Extreme Scenario #2: No Allowance: The Story of Put-Back Pancakes
My aunt and uncle adhere to a much different philosophy than that of fictional father, Dr. Saperstein, from Parks and Rec. They didn’t believe in giving their kids an allowance at all. So, my cousin, let’s call him Jim, had to figure out another way to get money. As many teenagers do, Jim turned to the job force and got a part-time job as a carhop at Sonic. He worked at Sonic all 4 years of high school, and in this time, he learned to budget and save his money since he knew his parents weren’t going to be his main source of income. So far, so good, right?
In almost every way, my cousin is a perfect example of how not giving your kids an allowance is a good option. He learned the value of hard work. He didn’t bother his parents for money all the time. He had a good head on his shoulders and was able to understand the basic principle of saving money, which is advanced for a teenager. However, there are two things wrong with this story. Number one, my cousin is an anomaly. He represents a small population of teenagers who are stable and level-headed enough to make these responsible decisions, like finding and maintaining a job and saving the money he made at this job. Other teens may not be as dedicated as he was to earning and saving money during those carefree, teenage years.
The second thing wrong with my cousin’s story is the end. Jim managed to save more money during his high school years than I think most high schoolers could even comprehend. But, this resulted in him being extremely stingy with his money, to a fault. Perfect example: his honeymoon. After my cousin got married, he and his wife vacationed in Mexico for their honeymoon. One morning, at breakfast, Jim piled his plate high with food from the buffet, taking full advantage of an “all you can eat” meal. However, before he went to sit down to his feast, he was stopped by the cashier at the end of the line who told him that breakfast was not actually included in his room rate and that he’d need to shell out a rather hefty sum for his overloaded plate. My cousin, the too-money conscious man that he’d become, looked at the cashier, turned around, and dumped his food back in each, individual serving pan from which he’d taken it just minutes before.
The moral of Jim’s story is this: not giving your kids an allowance might be a good idea. They might find a job, work hard for their money, and learn valuable lessons about managing their own finances. Or, they might end up like my cousin, dumping pancakes and scrambled eggs back into hot plates in Mexico, effectively embarrassing himself and his new wife on what should’ve been a lovely honeymoon.

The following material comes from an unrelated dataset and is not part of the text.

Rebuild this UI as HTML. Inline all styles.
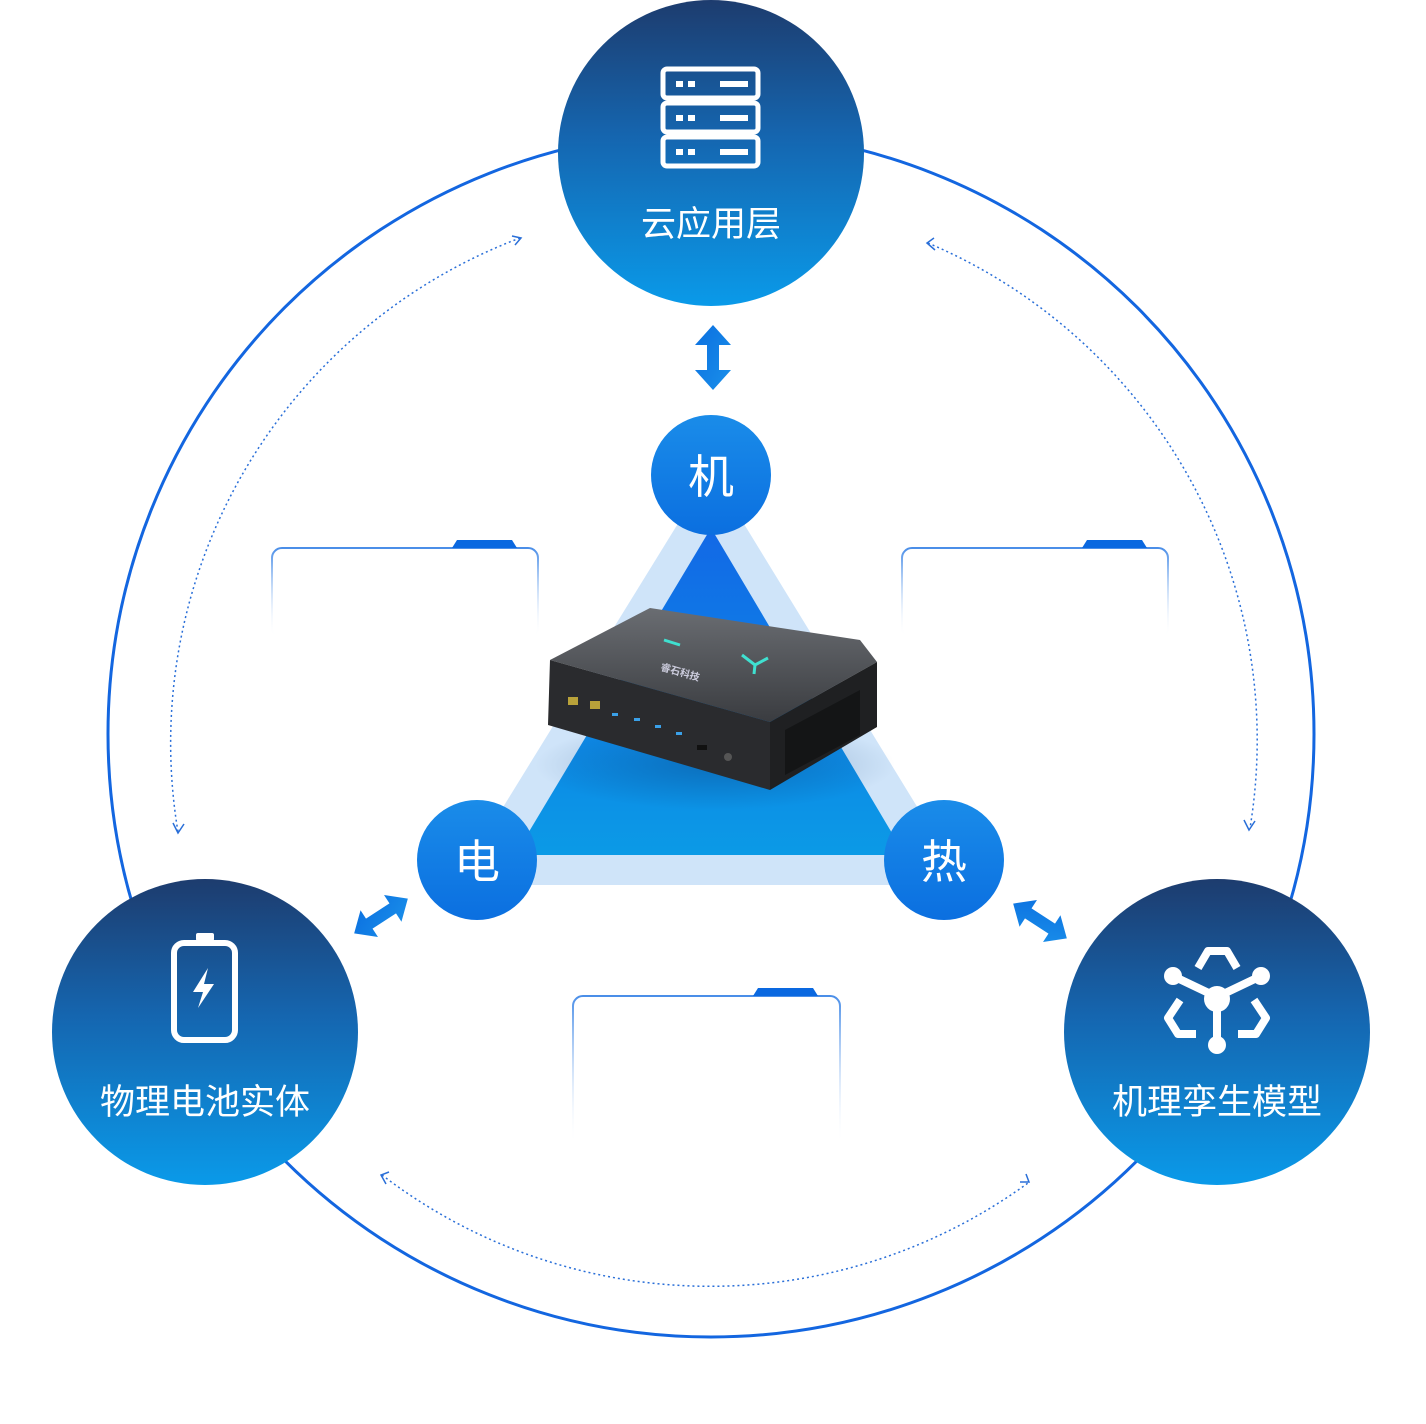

So, what do you do as a parent then? Ultimately, the decision is up to you and what you think is best for your family. However, considering the pros and cons of each side, setting up a system for your kids to earn their allowance seems like the best, least painful, and most beneficial way to go. By having to earn their allowance, kids will hopefully learn the lesson of working for what they get. Ideally, they’d value their money more because they had to work for it, thereby making them more conscious about spending and saving. And finally, the system of working for their money at home will mirror their future, independent lives when they have to work for their paychecks and balance their adult finances. Exposing your kids now to the realities of money management and working to earn their money is an invaluable experience, and you can easily start by implementing an earned allowance policy in your house today!